The installed capacity of gas remains relatively stable in each of AEMO’s scenarios, but the actual generation is relatively low. This is because for the most part, gas is only called upon to generate during extended periods of relatively low wind.

 

AEMO’s 2020 ISP is, if anything, slightly favourable about how much gas there will be in the future grid. “GPG can provide the synchronous generation needed to balance variable renewable supply, and so is a potential complement to storage”, write AEMO in their report.
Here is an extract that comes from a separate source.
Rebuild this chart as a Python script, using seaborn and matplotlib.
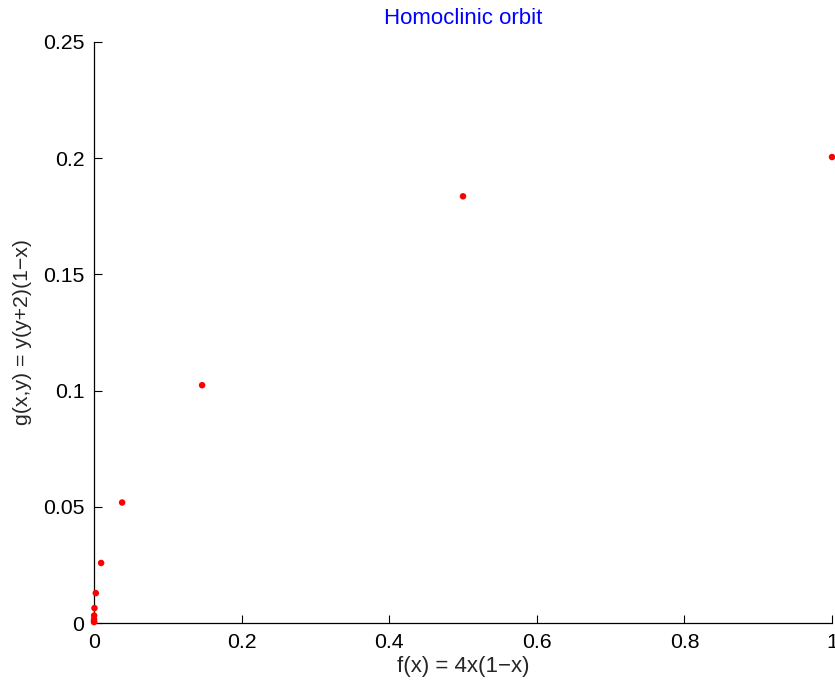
import matplotlib
matplotlib.use("Agg")
import matplotlib.pyplot as plt
import seaborn as sns
import pandas as pd

# Backward orbit points (x_n, y_n) approaching the fixed point at the origin
x_vals = [1.0, 0.5, 0.146447, 0.038060, 0.009607, 0.002408, 0.000602,
          0.0001506, 0.0000376, 0.0000094, 0.0000024]
y_vals = [0.2005, 0.1836, 0.10232, 0.05184, 0.025838, 0.012867, 0.006417,
          0.003204, 0.001601, 0.000800, 0.000400]

x_ticks = [0, 0.2, 0.4, 0.6, 0.8, 1]
x_tick_labels = ["0", "0.2", "0.4", "0.6", "0.8", "1"]
y_ticks = [0, 0.05, 0.1, 0.15, 0.2, 0.25]
y_tick_labels = ["0", "0.05", "0.1", "0.15", "0.2", "0.25"]

df = pd.DataFrame({"x": x_vals, "y": y_vals})

sns.set_theme(style="white")
plt.rcParams["font.family"] = ["Liberation Sans", "DejaVu Sans"]

fig = plt.figure(figsize=(8.35, 6.85), dpi=100)
ax = fig.add_axes([0.1126, 0.0905, 0.8838, 0.8482])

sns.scatterplot(data=df, x="x", y="y", ax=ax, color="#ff0000", s=22,
                edgecolor="none", clip_on=False, zorder=3)

ax.set_xlim(0, 1)
ax.set_ylim(0, 0.25)
ax.set_xticks(x_ticks)
ax.set_xticklabels(x_tick_labels)
ax.set_yticks(y_ticks)
ax.set_yticklabels(y_tick_labels)
ax.tick_params(direction="in", length=6, width=0.8, colors="black",
               labelsize=15.3, bottom=True, left=True)
ax.tick_params(axis="x", pad=7)
ax.tick_params(axis="y", pad=7)

for side in ["top", "right"]:
    ax.spines[side].set_visible(False)
for side in ["left", "bottom"]:
    ax.spines[side].set_color("black")
    ax.spines[side].set_linewidth(0.9)

ax.set_xlabel("f(x) = 4x(1\u2212x)", fontsize=16, labelpad=3)
ax.set_ylabel("g(x,y) = y(y+2)(1\u2212x)", fontsize=15.3, labelpad=8)
ax.set_title("Homoclinic orbit", color="#0000ff", fontsize=16, pad=13)

fig.savefig("out.png", dpi=100)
“Existing combined-cycle gas turbines (CCGTs) and open-cycle gas turbines (OCGTs) are forecast to play critical complementary roles when significant coal generation retires in the 2030s”.

 

The “need for gas powered generation” is even detailed in a special section highlighting gas output during a couple of low wind periods …. in 2035. ‘Baseload’ CCGTs run during wind droughts, and the fast-response OCGTs run during times when low winds coincide with failures in other generation and low solar output.

 

AEMO even includes an additional section detailing new gas pipelines and new gas mining that’ll have to occur to sustain this level of gas-fired power in the NEM, alongside demand from other uses. “To ensure this level of supply, let alone enable a greater reliance on gas, a policy intervention may be required”, they write.

 

This depends on a fine balance between the costs of gas, and the costs of batteries, and AEMO highlight this too. “In the 2030s when significant investment in new dispatchable capacity is needed, [the cost] advantage could shift to batteries, especially to provide dispatchable supply during 2- and 4-hour periods. Based on the cost assumptions in the ISP, new batteries are more cost-effective than GPG in the 2030s”.

 

As energy analyst Simon Holmes à Court points out above, an optimal simply doesn’t require as much gas is required today. And this is before we consider pricing the emissions impact of extracting the gas used as fuel, or the carbon impact of burning it to make electricity. The ISP isn’t anti-gas – it carves out as big a space for it as it possibly can. But even that process ends up with a tiny sliver among a wide range of zero carbon options for integrating VRE.

 

Australia’s gas industry is also pro-gas
Recently, the Australian Pipelines and Gas Association, APGA (an industry group that has members like Shell, AGL and Jemena) published a study that it claims supports the need for a gas in high VRE systems. They commissioned Frontier Economics to complete the analysis, which asserts that gas is required to “insure” the system against stretches of low wind and solar output.

 

It’s odd, because it’s presented as something of a rebuttal to AEMO’s ISP. “[APGA] wants to ensure that the next version of AEMO’s Integrated Systems Plan, due in 2022, and the federal government’s National Gas Infrastructure Plan don’t set the scene for under-investment in gas generation and infrastructure such as pipelines”, writes the AFR’s Angela MacDonald-Smith.

 

Their modelling does, as you might expect, find that a system with some gas-fired power – up to 7% – is cheaper than a zero emissions grid. But strangely, it isn’t all that different from AEMO’s ISP. The results for South Australia’s installed capacity of gas-fired power in 2035 in their most pro-gas scenario – 93% renewables – is around 1,000 megawatts, for both 2030 and 2035. That’s actually even lower than what the ISP assumes, which is around 2,500 megawatts in 2030 and 2,000 in 2035.